MORRISTOWN, N.J. — Once a crutch for the most needy, food pantries have responded to the deepening recession by opening their doors to what Rosemary Gilmartin, who runs the Interfaith Food Pantry here, described as “the next layer of people” — a rapidly expanding roster of child-care workers, nurse’s aides, real estate agents and secretaries facing a financial crisis for the first time.

Demand at food banks across the country increased by 30 percent in 2008 from the previous year, according to a survey by Feeding America, which distributes more than two billion pounds of food every year. And instead of their usual drop in customers after the holidays, many pantries in upscale suburbs this year are seeing the opposite.

Here in Morris County, one of the wealthiest counties in the country, the Interfaith pantry opened for an extra night last week to accommodate the growing crowds.
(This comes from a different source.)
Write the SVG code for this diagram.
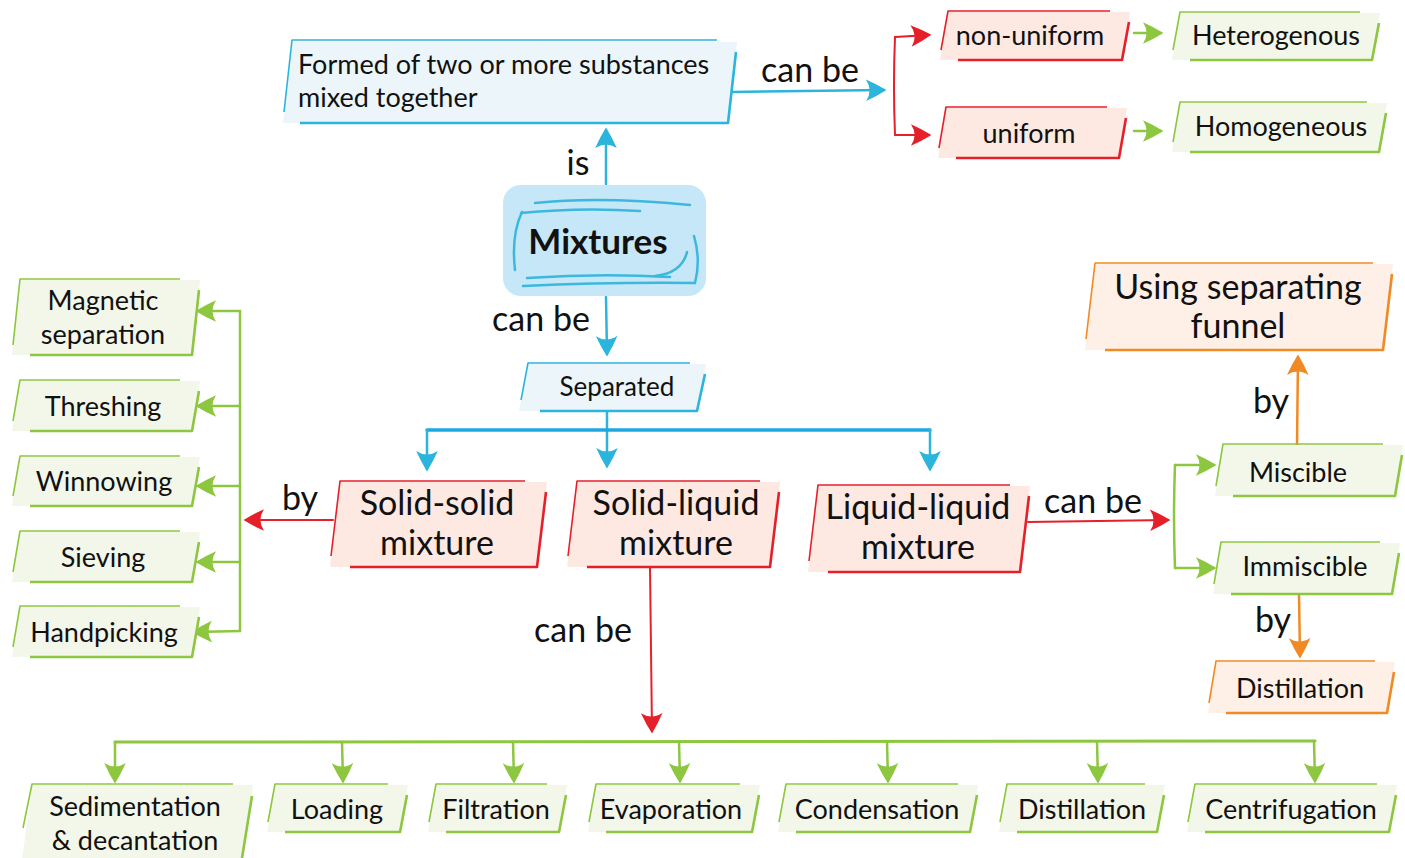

Among the first-time visitors were Cindy Dreeszen and her husband, who both have steady jobs — his at a movie theater and hers at a government office — with a combined annual income of about $55,000.

But with a 17-month-old son, another baby on the way, and, as Ms. Dreeszen put it, “the cost of everything going up and up,” the couple showed up in search of free groceries.

“I didn’t think we’d even be allowed to come here,” said Ms. Dreeszen, 41, glancing around at the shelves of fruit, whole-wheat pasta and baby food. “This is totally something that I never expected to happen, to have to resort to this.”

Now, I know some of you are going to say they make enough money to live and they're just trying to scrounge off the system. But that's unlikely: How many working people want to stand in line at a food bank? People are usually ashamed of needing help.

Things are so bad right now for so many of us. Try to have some compassion - it could be you.